Brian Afande is a former brand manager at Converse, and had been at it for 7 years when he realized he had a great understanding of what assets a brand has and also quite a great view of current trends. Dan Nduati was developing websites, and Converse happened to be his first big client and that’s how Brian and Mark met, and started doing business together. Micheal Ilako dropped out of the fourth year of medicine and surprised his parents when he said that he’d be joining Mo Amin School of journalism, a step that would see him end up being a movie director.
These three started Black Rhino VR, a company that produces virtual reality videos for clients. The three take up company roles as follows; Brian is the Business Development lead, Micheal is the Head of Production and Dan is the Head of Strategy. Black Rhino VR team spent their first 8 months of the 2 years the company has been in existence doing research and development. Understanding how Virtual Reality can be applied in the Kenyan market, before they went into business.
A regular PC can take 72 hours to render the videos,… beast drops that time to 7 minutes.
In the early days, they were working from their houses, and that’s when they learnt that producing Virtual Reality content would mean powerful hardware. Much powerful than they had in terms of personal computers. And they couldn’t get that hardware in Nairobi. They then embarked on a project to ship in parts and build their rendering machine from start. A regular PC can take 72 hours to render the videos, this new machine they call beast drops that time to 7 minutes.
They had found a new passion. Brian says that they are not driven by the money, although the money and satisfied clients is a motivation on itself. What motivated them the most is changing lives, social impact. They want to create a different visual narrative of Kenya and Africa, tell the stories that people don’t know in immersive Virtual Reality (VR) content.

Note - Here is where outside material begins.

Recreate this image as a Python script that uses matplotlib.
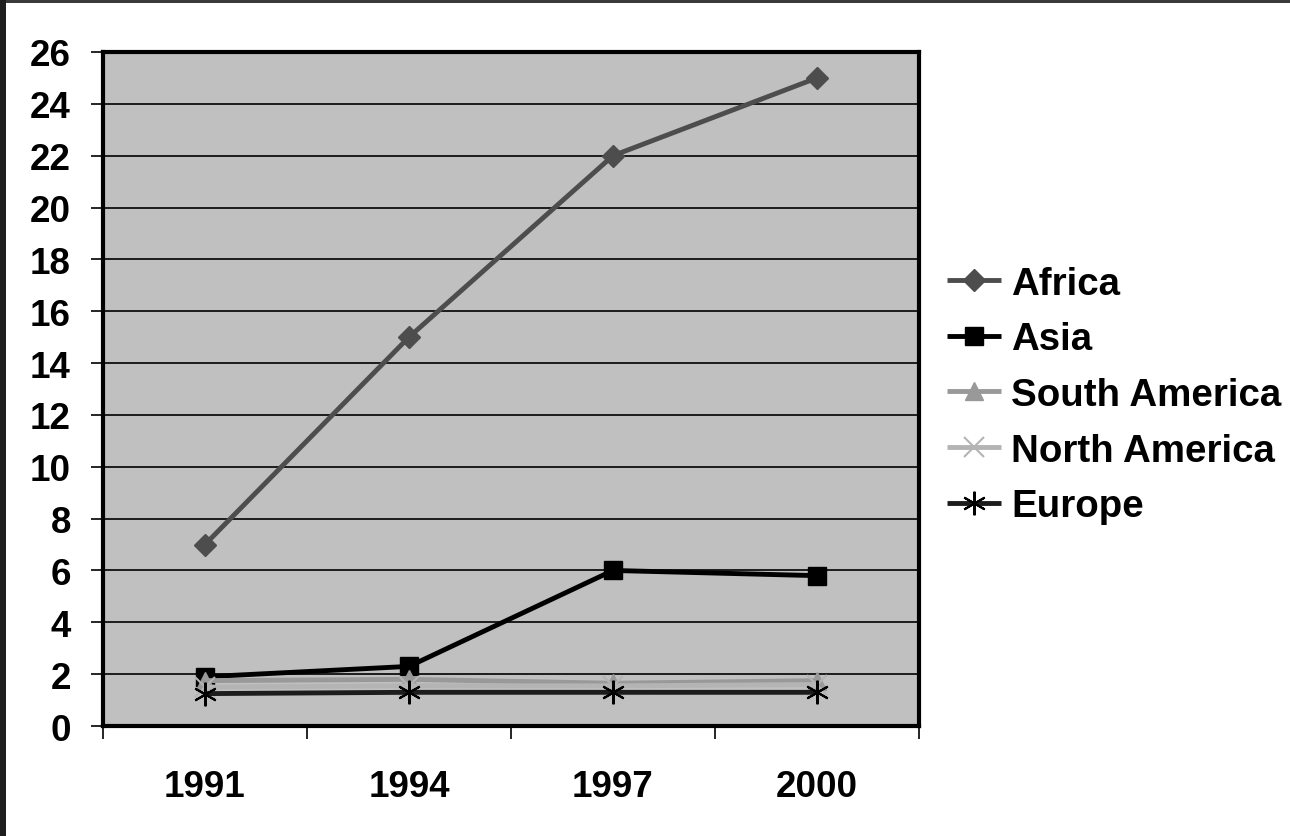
import matplotlib
matplotlib.use("Agg")
import matplotlib.pyplot as plt
from matplotlib.patches import Rectangle
from matplotlib.ticker import FixedLocator, NullFormatter

years = ["1991", "1994", "1997", "2000"]
africa = [7.0, 15.0, 22.0, 25.0]
asia = [1.9, 2.3, 6.0, 5.8]
south_america = [1.75, 1.8, 1.65, 1.75]
north_america = [1.5, 1.55, 1.55, 1.6]
europe = [1.25, 1.3, 1.3, 1.3]
y_ticks = list(range(0, 27, 2))

plt.rcParams["font.family"] = ["Liberation Sans", "DejaVu Sans"]
plt.rcParams["font.weight"] = "bold"

fig = plt.figure(figsize=(12.9, 8.37), dpi=100, facecolor="white")
ax = fig.add_axes([0.0798, 0.1314, 0.6326, 0.8053])
ax.set_facecolor("#c0c0c0")

x = list(range(len(years)))
series = [
    (africa, "Africa", "#4d4d4d", dict(marker="D", ms=11.5, mfc="#4d4d4d", mec="#4d4d4d")),
    (asia, "Asia", "#000000", dict(marker="s", ms=13, mfc="#000000", mec="#000000")),
    (south_america, "South America", "#999999", dict(marker="^", ms=13, mfc="#999999", mec="#999999")),
    (north_america, "North America", "#b4b4b4", dict(marker="x", ms=15, mew=1.5, mec="#b4b4b4")),
    (europe, "Europe", "#1c1c1c", dict(marker=(6, 2, 0), ms=17, mew=1.5, mec="#000000")),
]
for vals, name, col, mk in series:
    ax.plot(x, vals, color=col, lw=3.5, label=name, solid_capstyle="butt", **mk)

ax.set_xlim(-0.5, 3.5)
ax.set_ylim(0, 26)
ax.set_yticks(y_ticks)
ax.set_yticklabels([str(t) for t in y_ticks])
ax.yaxis.grid(True, color="black", lw=1.2)
ax.set_axisbelow(True)

# category boundaries get the tick marks, centres get the labels
ax.xaxis.set_major_locator(FixedLocator([i - 0.5 for i in range(len(years) + 1)]))
ax.xaxis.set_major_formatter(NullFormatter())
ax.xaxis.set_minor_locator(FixedLocator(x))
ax.set_xticklabels(years, minor=True)
ax.tick_params(axis="x", which="major", direction="out", length=9, width=1.2, color="black")
ax.tick_params(axis="x", which="minor", length=0, pad=31, labelsize=26.5)
ax.tick_params(axis="y", direction="out", length=9, width=1.2, pad=14, labelsize=26.5)

for s in ax.spines.values():
    s.set_linewidth(3)
    s.set_color("black")

leg = fig.legend(loc="center left", bbox_to_anchor=(0.734, 0.527), frameon=False,
                 fontsize=27.7, handlelength=1.4, handletextpad=0.28, labelspacing=0.51,
                 borderpad=0, borderaxespad=0)

# dark frame along the top and left edges
fig.patches.append(Rectangle((0, 1 - 4 / 837), 1, 4 / 837, transform=fig.transFigure,
                             facecolor="#3a3a3a", edgecolor="none", zorder=10))
fig.patches.append(Rectangle((0, 0), 6 / 1290, 1, transform=fig.transFigure,
                             facecolor="#1e1e1e", edgecolor="none", zorder=10))

fig.savefig("out.png", dpi=100, facecolor="white")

In the two years they have been in operation they have netted several client with the first big client being Safaricom’s Blaze last year in May. This opened up paths, they had a commercial project in their portfolio and new clients have come in including Vivo Energy and Netherlands School. With Netherlands School they developed VR content for students to visualize space in their science lessons.
The big distribution problem
Developing VR content also comes with that problem of distribution, that’s if you depend on consumers with VR headsets. Very few people have these headsets and that as a target demo isn’t sustainable in the short term. Fortunately, with Facebook and Youtube, there is VR content hosting and any smartphone with an accelerometer and a reliable gyroscope can show this content. These are available from Kshs 14,000 (USD 140) smartphones.
A big break came when they developed VR content for one of their clients, Greenlight Planet with a solar product Sunking. “When we shot the documentary, our content was chosen to be played in international VR platform VeeR VR. This got our name out there as capable of telling African stories in Virtual Reality,” says Brian. And now they are ready to face the world. Brian says they are already in contact with news agencies abroad to tell African stories.
Blackrhino VR, now with an office at Nelleon Place, Rhapta road in Westlands has a vision to be known as the African storyteller of African experiences and while at it create awareness of VR content to become mainstream and also affordable in Africa. They have put their skin in the game, and have so far sunk in Kshs 3 million to see their project work. On the advice of Cabinet Secretary Joe Mucheru, they exhibited at Connected Kenya 2017 which is happening on the dates 9th to 13th of April 2017 at Leisure Lodge in Diani, Kwale County.